[start of DATA PROVIDED]

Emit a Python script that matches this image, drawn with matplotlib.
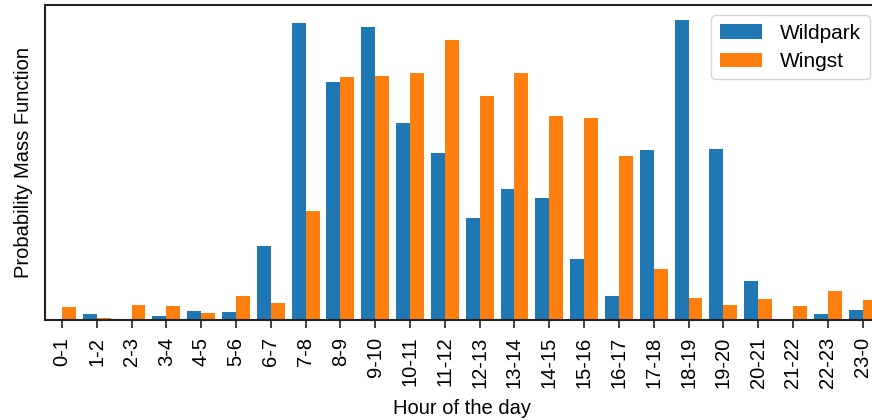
import numpy as np
import matplotlib
matplotlib.use('Agg')
import matplotlib.pyplot as plt

# Hourly probability mass for the two sites
hours = ['0-1', '1-2', '2-3', '3-4', '4-5', '5-6', '6-7', '7-8', '8-9', '9-10',
         '10-11', '11-12', '12-13', '13-14', '14-15', '15-16', '16-17', '17-18',
         '18-19', '19-20', '20-21', '21-22', '22-23', '23-0']
wildpark = [0.0, 0.0025, 0.0, 0.0016, 0.0037, 0.0033, 0.0305, 0.1223, 0.0980, 0.1206,
            0.0811, 0.0688, 0.0420, 0.0539, 0.0502, 0.0251, 0.0099, 0.0700,
            0.1235, 0.0704, 0.0161, 0.0, 0.0025, 0.0041]
wingst = [0.0054, 0.0008, 0.0062, 0.0058, 0.0029, 0.0099, 0.0070, 0.0449, 0.1000, 0.1005,
          0.1017, 0.1153, 0.0922, 0.1017, 0.0840, 0.0832, 0.0675, 0.0210,
          0.0091, 0.0062, 0.0086, 0.0058, 0.0119, 0.0082]

plt.rcParams['font.family'] = ['Liberation Sans', 'DejaVu Sans']
plt.rcParams['font.size'] = 14.5

fig = plt.figure(figsize=(8.72, 4.2), dpi=100)
ax = fig.add_axes([44.5 / 872, 1 - 320 / 420, (880 - 44.5) / 872, 315 / 420])

x = np.arange(len(hours))
width = 0.4
ax.bar(x - width / 2, wildpark, width, color='#1f77b4', label='Wildpark')
ax.bar(x + width / 2, wingst, width, color='#ff7f0e', label='Wingst')

ax.set_xlim(-0.5, len(hours) - 0.5)
ax.set_xticks(x)
ax.set_xticklabels(hours, rotation=90)
ax.set_yticks([])
ax.tick_params(axis='x', length=5.5, width=1.2, color='#222222', pad=6.5)
for spine in ax.spines.values():
    spine.set_linewidth(1.5)
    spine.set_color('#222222')

ax.set_xlabel('Hour of the day', labelpad=8)
ax.set_ylabel('Probability Mass Function', labelpad=8)
ax.legend(loc='upper right', fontsize=15, borderpad=0.4, handlelength=2.05,
          handletextpad=0.85, labelspacing=0.45, borderaxespad=0.5)

plt.savefig('out.png', dpi=100)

[end of DATA PROVIDED]

» **WHAT TO WORK ON**: All the lines above are to be reproduced exactly, except the pictures.

» **RESULT**:
Emit a Python script that matches this image, drawn with matplotlib.
import numpy as np
import matplotlib
matplotlib.use('Agg')
import matplotlib.pyplot as plt

# Hourly probability mass for the two sites
hours = ['0-1', '1-2', '2-3', '3-4', '4-5', '5-6', '6-7', '7-8', '8-9', '9-10',
         '10-11', '11-12', '12-13', '13-14', '14-15', '15-16', '16-17', '17-18',
         '18-19', '19-20', '20-21', '21-22', '22-23', '23-0']
wildpark = [0.0, 0.0025, 0.0, 0.0016, 0.0037, 0.0033, 0.0305, 0.1223, 0.0980, 0.1206,
            0.0811, 0.0688, 0.0420, 0.0539, 0.0502, 0.0251, 0.0099, 0.0700,
            0.1235, 0.0704, 0.0161, 0.0, 0.0025, 0.0041]
wingst = [0.0054, 0.0008, 0.0062, 0.0058, 0.0029, 0.0099, 0.0070, 0.0449, 0.1000, 0.1005,
          0.1017, 0.1153, 0.0922, 0.1017, 0.0840, 0.0832, 0.0675, 0.0210,
          0.0091, 0.0062, 0.0086, 0.0058, 0.0119, 0.0082]

plt.rcParams['font.family'] = ['Liberation Sans', 'DejaVu Sans']
plt.rcParams['font.size'] = 14.5

fig = plt.figure(figsize=(8.72, 4.2), dpi=100)
ax = fig.add_axes([44.5 / 872, 1 - 320 / 420, (880 - 44.5) / 872, 315 / 420])

x = np.arange(len(hours))
width = 0.4
ax.bar(x - width / 2, wildpark, width, color='#1f77b4', label='Wildpark')
ax.bar(x + width / 2, wingst, width, color='#ff7f0e', label='Wingst')

ax.set_xlim(-0.5, len(hours) - 0.5)
ax.set_xticks(x)
ax.set_xticklabels(hours, rotation=90)
ax.set_yticks([])
ax.tick_params(axis='x', length=5.5, width=1.2, color='#222222', pad=6.5)
for spine in ax.spines.values():
    spine.set_linewidth(1.5)
    spine.set_color('#222222')

ax.set_xlabel('Hour of the day', labelpad=8)
ax.set_ylabel('Probability Mass Function', labelpad=8)
ax.legend(loc='upper right', fontsize=15, borderpad=0.4, handlelength=2.05,
          handletextpad=0.85, labelspacing=0.45, borderaxespad=0.5)

plt.savefig('out.png', dpi=100)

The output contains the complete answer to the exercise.